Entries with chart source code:

_ _ _ _

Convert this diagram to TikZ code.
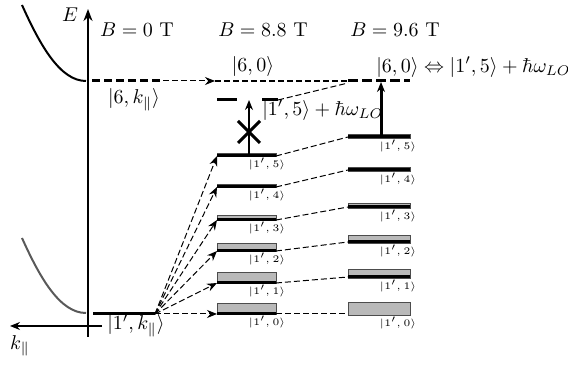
\documentclass[tikz,border=0pt]{standalone}
\usetikzlibrary{arrows.meta}
\begin{document}
\begin{tikzpicture}[x=0.5pt,y=-0.5pt,
  lvl/.style={line width=1.5pt},
  band/.style={fill=gray!55, draw=gray!60!black, line width=0.3pt},
  conn/.style={line width=0.5pt, dash pattern=on 3pt off 1.5pt},
  tip/.style={-{Stealth[length=5pt,width=4pt]}},
  small/.style={font=\tiny, inner sep=0.5pt},
  lab/.style={inner sep=1pt}]
\useasboundingbox (0,0) rectangle (568,367);
% axes
\coordinate (ax0) at (88,337); \coordinate (ax1) at (88,9);
\draw[line width=1pt, -{Stealth[length=6pt,width=4.5pt]}] (ax0) -- (ax1);
\node[lab] (E) at (70,15) {$E$};
\coordinate (k0) at (102,326); \coordinate (k1) at (10,326);
\draw[line width=0.6pt, tip] (k0) -- (k1);
\node[lab] (kl) at (20,346) {$k_\parallel$};
% dispersion curves
\coordinate (u0) at (22,5); \coordinate (u1) at (86,81);
\draw[line width=1pt] (u0) .. controls (40,45) and (60,81) .. (u1);
\coordinate (l0) at (22,238); \coordinate (l1) at (86,313);
\draw[line width=1pt, black!65] (l0) .. controls (40,278) and (60,313) .. (l1);
% upper level |6,k>
\coordinate (s6a) at (92,81); \coordinate (s6b) at (163,81); \coordinate (s6c) at (215,81);
\draw[line width=1.5pt, dash pattern=on 4pt off 2pt] (s6a) -- (s6b);
\draw[conn, tip] (s6b) -- (s6c);
\coordinate (s6d) at (348,81); \coordinate (s6e) at (410,81);
\draw[line width=1pt, dash pattern=on 3pt off 1.5pt] (s6c) -- (s6d);
\draw[line width=1.5pt, dash pattern=on 5pt off 2pt] (s6d) -- (s6e);
\node[lab] (k6) at (134,100) {$|6,k_\parallel\rangle$};
\node[lab] (l60) at (253,67) {$|6,0\rangle$};
\node[lab, anchor=west] (res) at (374,67) {$|6,0\rangle \Leftrightarrow |1',5\rangle + \hbar\omega_{LO}$};
% lower level |1',k>
\coordinate (src0) at (93,314); \coordinate (src) at (155,314);
\draw[lvl] (src0) -- (src);
\node[lab] (k1l) at (136,326) {$|1',k_\parallel\rangle$};
% Landau levels
\foreach \i/\ya/\ta/\yb/\tb in {0/314/303/315/302, 1/283/272/278/269, 2/251/243/243/235, 3/220/215/208/203, 4/187/184/171/167, 5/156/153/138/134}{
  \coordinate (a\i) at (217,\ya); \coordinate (b\i) at (276,\ya);
  \draw[band] (217,\ta) rectangle (276,\ya);
  \draw[lvl] (a\i) -- (b\i);
  \node[small] (la\i) at (267,{\ya+8}) {$|1',\i\rangle$};
  \coordinate (c\i) at (348,{\yb-1}); \coordinate (d\i) at (410,{\yb-1});
  \draw[band] (348,\tb) rectangle (410,\yb);
  \ifnum\i>0 \draw[lvl] (c\i) -- (d\i); \fi
  \node[small] (lb\i) at (398,{\yb+8}) {$|1',\i\rangle$};
  \draw[conn, tip] (src) -- (a\i);
  \draw[conn] (b\i) -- (c\i);
}
% forbidden transition at 8.8 T
\coordinate (p5) at (249,156); \coordinate (p5t) at (249,100);
\draw[line width=0.8pt, tip] (p5) -- (p5t);
\draw[line width=1.5pt] (238,121) -- (260,143) (238,143) -- (260,121);
\coordinate (v0) at (217,100); \coordinate (v1) at (237,100);
\coordinate (v2) at (262,100); \coordinate (v3) at (278,100);
\draw[lvl] (v0) -- (v1) (v2) -- (v3);
\coordinate (r6) at (348,83);
\draw[conn] (v3) -- (r6);
\node[lab, anchor=west] (vl) at (260,110) {$|1',5\rangle + \hbar\omega_{LO}$};
% resonant transition at 9.6 T
\coordinate (q5) at (381,137); \coordinate (q5t) at (381,82);
\draw[line width=1.5pt, tip] (q5) -- (q5t);
% field labels
\node[lab] (B0) at (137,30) {$B = 0\ \mathrm{T}$};
\node[lab] (B1) at (263,30) {$B = 8.8\ \mathrm{T}$};
\node[lab] (B2) at (395,30) {$B = 9.6\ \mathrm{T}$};
\end{tikzpicture}
\end{document}
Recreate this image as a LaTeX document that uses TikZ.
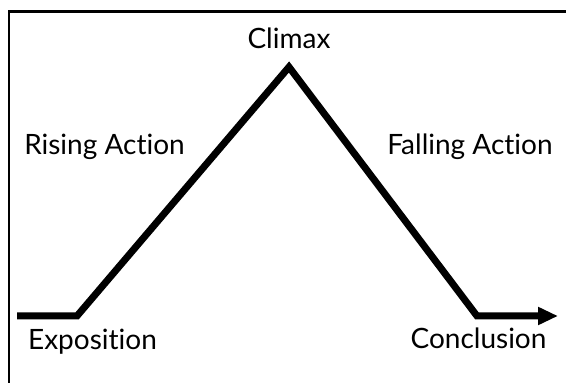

_ _ _ _

• What you need to do
Omit the pictures, then output the rest of the listing exactly.

• Output for this task
Convert this diagram to TikZ code.
\documentclass[tikz,border=0pt]{standalone}
\usetikzlibrary{arrows.meta}
\begin{document}
\begin{tikzpicture}[x=0.5pt,y=-0.5pt,
  lvl/.style={line width=1.5pt},
  band/.style={fill=gray!55, draw=gray!60!black, line width=0.3pt},
  conn/.style={line width=0.5pt, dash pattern=on 3pt off 1.5pt},
  tip/.style={-{Stealth[length=5pt,width=4pt]}},
  small/.style={font=\tiny, inner sep=0.5pt},
  lab/.style={inner sep=1pt}]
\useasboundingbox (0,0) rectangle (568,367);
% axes
\coordinate (ax0) at (88,337); \coordinate (ax1) at (88,9);
\draw[line width=1pt, -{Stealth[length=6pt,width=4.5pt]}] (ax0) -- (ax1);
\node[lab] (E) at (70,15) {$E$};
\coordinate (k0) at (102,326); \coordinate (k1) at (10,326);
\draw[line width=0.6pt, tip] (k0) -- (k1);
\node[lab] (kl) at (20,346) {$k_\parallel$};
% dispersion curves
\coordinate (u0) at (22,5); \coordinate (u1) at (86,81);
\draw[line width=1pt] (u0) .. controls (40,45) and (60,81) .. (u1);
\coordinate (l0) at (22,238); \coordinate (l1) at (86,313);
\draw[line width=1pt, black!65] (l0) .. controls (40,278) and (60,313) .. (l1);
% upper level |6,k>
\coordinate (s6a) at (92,81); \coordinate (s6b) at (163,81); \coordinate (s6c) at (215,81);
\draw[line width=1.5pt, dash pattern=on 4pt off 2pt] (s6a) -- (s6b);
\draw[conn, tip] (s6b) -- (s6c);
\coordinate (s6d) at (348,81); \coordinate (s6e) at (410,81);
\draw[line width=1pt, dash pattern=on 3pt off 1.5pt] (s6c) -- (s6d);
\draw[line width=1.5pt, dash pattern=on 5pt off 2pt] (s6d) -- (s6e);
\node[lab] (k6) at (134,100) {$|6,k_\parallel\rangle$};
\node[lab] (l60) at (253,67) {$|6,0\rangle$};
\node[lab, anchor=west] (res) at (374,67) {$|6,0\rangle \Leftrightarrow |1',5\rangle + \hbar\omega_{LO}$};
% lower level |1',k>
\coordinate (src0) at (93,314); \coordinate (src) at (155,314);
\draw[lvl] (src0) -- (src);
\node[lab] (k1l) at (136,326) {$|1',k_\parallel\rangle$};
% Landau levels
\foreach \i/\ya/\ta/\yb/\tb in {0/314/303/315/302, 1/283/272/278/269, 2/251/243/243/235, 3/220/215/208/203, 4/187/184/171/167, 5/156/153/138/134}{
  \coordinate (a\i) at (217,\ya); \coordinate (b\i) at (276,\ya);
  \draw[band] (217,\ta) rectangle (276,\ya);
  \draw[lvl] (a\i) -- (b\i);
  \node[small] (la\i) at (267,{\ya+8}) {$|1',\i\rangle$};
  \coordinate (c\i) at (348,{\yb-1}); \coordinate (d\i) at (410,{\yb-1});
  \draw[band] (348,\tb) rectangle (410,\yb);
  \ifnum\i>0 \draw[lvl] (c\i) -- (d\i); \fi
  \node[small] (lb\i) at (398,{\yb+8}) {$|1',\i\rangle$};
  \draw[conn, tip] (src) -- (a\i);
  \draw[conn] (b\i) -- (c\i);
}
% forbidden transition at 8.8 T
\coordinate (p5) at (249,156); \coordinate (p5t) at (249,100);
\draw[line width=0.8pt, tip] (p5) -- (p5t);
\draw[line width=1.5pt] (238,121) -- (260,143) (238,143) -- (260,121);
\coordinate (v0) at (217,100); \coordinate (v1) at (237,100);
\coordinate (v2) at (262,100); \coordinate (v3) at (278,100);
\draw[lvl] (v0) -- (v1) (v2) -- (v3);
\coordinate (r6) at (348,83);
\draw[conn] (v3) -- (r6);
\node[lab, anchor=west] (vl) at (260,110) {$|1',5\rangle + \hbar\omega_{LO}$};
% resonant transition at 9.6 T
\coordinate (q5) at (381,137); \coordinate (q5t) at (381,82);
\draw[line width=1.5pt, tip] (q5) -- (q5t);
% field labels
\node[lab] (B0) at (137,30) {$B = 0\ \mathrm{T}$};
\node[lab] (B1) at (263,30) {$B = 8.8\ \mathrm{T}$};
\node[lab] (B2) at (395,30) {$B = 9.6\ \mathrm{T}$};
\end{tikzpicture}
\end{document}
Recreate this image as a LaTeX document that uses TikZ.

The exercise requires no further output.